-------- SOURCE EXCERPT --------

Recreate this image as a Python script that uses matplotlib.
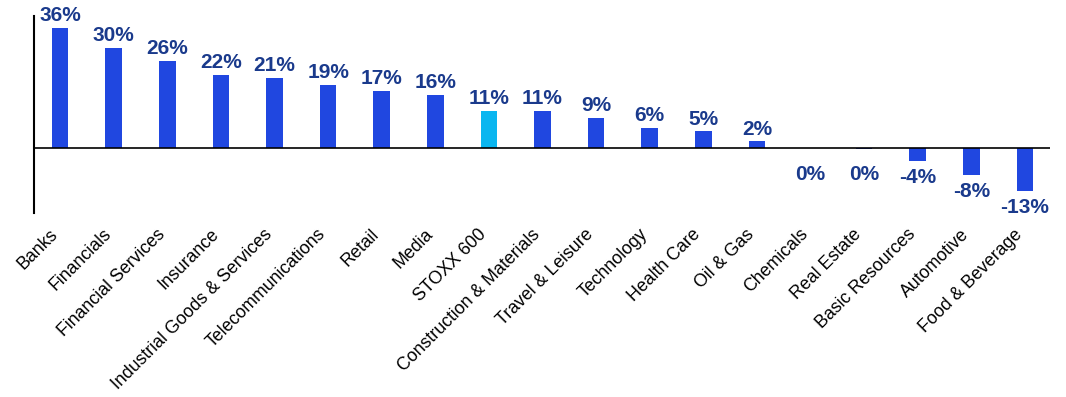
import matplotlib
matplotlib.use('agg')
import matplotlib.pyplot as plt

plt.rcParams['font.family'] = ['Liberation Sans', 'DejaVu Sans']

SECTORS = [
    'Banks', 'Financials', 'Financial Services', 'Insurance',
    'Industrial Goods & Services', 'Telecommunications', 'Retail', 'Media',
    'STOXX 600', 'Construction & Materials', 'Travel & Leisure', 'Technology',
    'Health Care', 'Oil & Gas', 'Chemicals', 'Real Estate', 'Basic Resources',
    'Automotive', 'Food & Beverage',
]
RETURNS = [36, 30, 26, 22, 21, 19, 17, 16, 11, 11, 9, 6, 5, 2,
           -0.1, -0.3, -4, -8, -13]
HIGHLIGHT = 'STOXX 600'

BAR_BLUE   = '#2047E0'
LIGHT_BLUE = '#0AB6F0'
LABEL_BLUE = '#1A3A8C'


def main():
    fig = plt.figure(figsize=(10.66, 3.97), dpi=100)
    ax = fig.add_axes([0.032, 0.4635, 0.953, 0.4965])

    x = list(range(len(SECTORS)))
    colors = [LIGHT_BLUE if s == HIGHLIGHT else BAR_BLUE for s in SECTORS]
    ax.bar(x, RETURNS, width=0.31, color=colors, zorder=2)
    ax.axhline(0, color='black', linewidth=1.2, zorder=3)

    for xi, v in zip(x, RETURNS):
        text = f'{round(v)}%'
        if v > 0:
            ax.annotate(text, (xi, v), xytext=(0, 2), textcoords='offset points',
                        ha='center', va='bottom', fontsize=15, fontweight='bold',
                        color=LABEL_BLUE)
        else:
            # labels of flat/negative bars sit below the bar end
            ax.annotate(text, (xi, min(v, -3)), xytext=(0, -5),
                        textcoords='offset points', ha='center', va='top',
                        fontsize=15, fontweight='bold', color=LABEL_BLUE)

    # category names, slanted, hanging under the bottom of the axes
    for xi, name in zip(x, SECTORS):
        ax.annotate(name, (xi, 0), xycoords=ax.get_xaxis_transform(),
                    xytext=(-3.6, -13.5), textcoords='offset points',
                    rotation=45, rotation_mode='anchor', ha='right',
                    va='center', fontsize=12.8, annotation_clip=False)

    ax.set_xlim(-0.485, 18.47)
    ax.set_ylim(-19.5, 39.6)
    ax.set_xticks([])
    ax.set_yticks([])
    for side in ('top', 'right', 'bottom'):
        ax.spines[side].set_visible(False)
    ax.spines['left'].set_linewidth(1.5)

    fig.savefig('out.png', dpi=100)
    plt.close(fig)


if __name__ == '__main__':
    main()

--------

STATED PROBLEM =
Set down all the data again exactly as above, pictures excluded.

FINAL RESULT =
Recreate this image as a Python script that uses matplotlib.
import matplotlib
matplotlib.use('agg')
import matplotlib.pyplot as plt

plt.rcParams['font.family'] = ['Liberation Sans', 'DejaVu Sans']

SECTORS = [
    'Banks', 'Financials', 'Financial Services', 'Insurance',
    'Industrial Goods & Services', 'Telecommunications', 'Retail', 'Media',
    'STOXX 600', 'Construction & Materials', 'Travel & Leisure', 'Technology',
    'Health Care', 'Oil & Gas', 'Chemicals', 'Real Estate', 'Basic Resources',
    'Automotive', 'Food & Beverage',
]
RETURNS = [36, 30, 26, 22, 21, 19, 17, 16, 11, 11, 9, 6, 5, 2,
           -0.1, -0.3, -4, -8, -13]
HIGHLIGHT = 'STOXX 600'

BAR_BLUE   = '#2047E0'
LIGHT_BLUE = '#0AB6F0'
LABEL_BLUE = '#1A3A8C'


def main():
    fig = plt.figure(figsize=(10.66, 3.97), dpi=100)
    ax = fig.add_axes([0.032, 0.4635, 0.953, 0.4965])

    x = list(range(len(SECTORS)))
    colors = [LIGHT_BLUE if s == HIGHLIGHT else BAR_BLUE for s in SECTORS]
    ax.bar(x, RETURNS, width=0.31, color=colors, zorder=2)
    ax.axhline(0, color='black', linewidth=1.2, zorder=3)

    for xi, v in zip(x, RETURNS):
        text = f'{round(v)}%'
        if v > 0:
            ax.annotate(text, (xi, v), xytext=(0, 2), textcoords='offset points',
                        ha='center', va='bottom', fontsize=15, fontweight='bold',
                        color=LABEL_BLUE)
        else:
            # labels of flat/negative bars sit below the bar end
            ax.annotate(text, (xi, min(v, -3)), xytext=(0, -5),
                        textcoords='offset points', ha='center', va='top',
                        fontsize=15, fontweight='bold', color=LABEL_BLUE)

    # category names, slanted, hanging under the bottom of the axes
    for xi, name in zip(x, SECTORS):
        ax.annotate(name, (xi, 0), xycoords=ax.get_xaxis_transform(),
                    xytext=(-3.6, -13.5), textcoords='offset points',
                    rotation=45, rotation_mode='anchor', ha='right',
                    va='center', fontsize=12.8, annotation_clip=False)

    ax.set_xlim(-0.485, 18.47)
    ax.set_ylim(-19.5, 39.6)
    ax.set_xticks([])
    ax.set_yticks([])
    for side in ('top', 'right', 'bottom'):
        ax.spines[side].set_visible(False)
    ax.spines['left'].set_linewidth(1.5)

    fig.savefig('out.png', dpi=100)
    plt.close(fig)


if __name__ == '__main__':
    main()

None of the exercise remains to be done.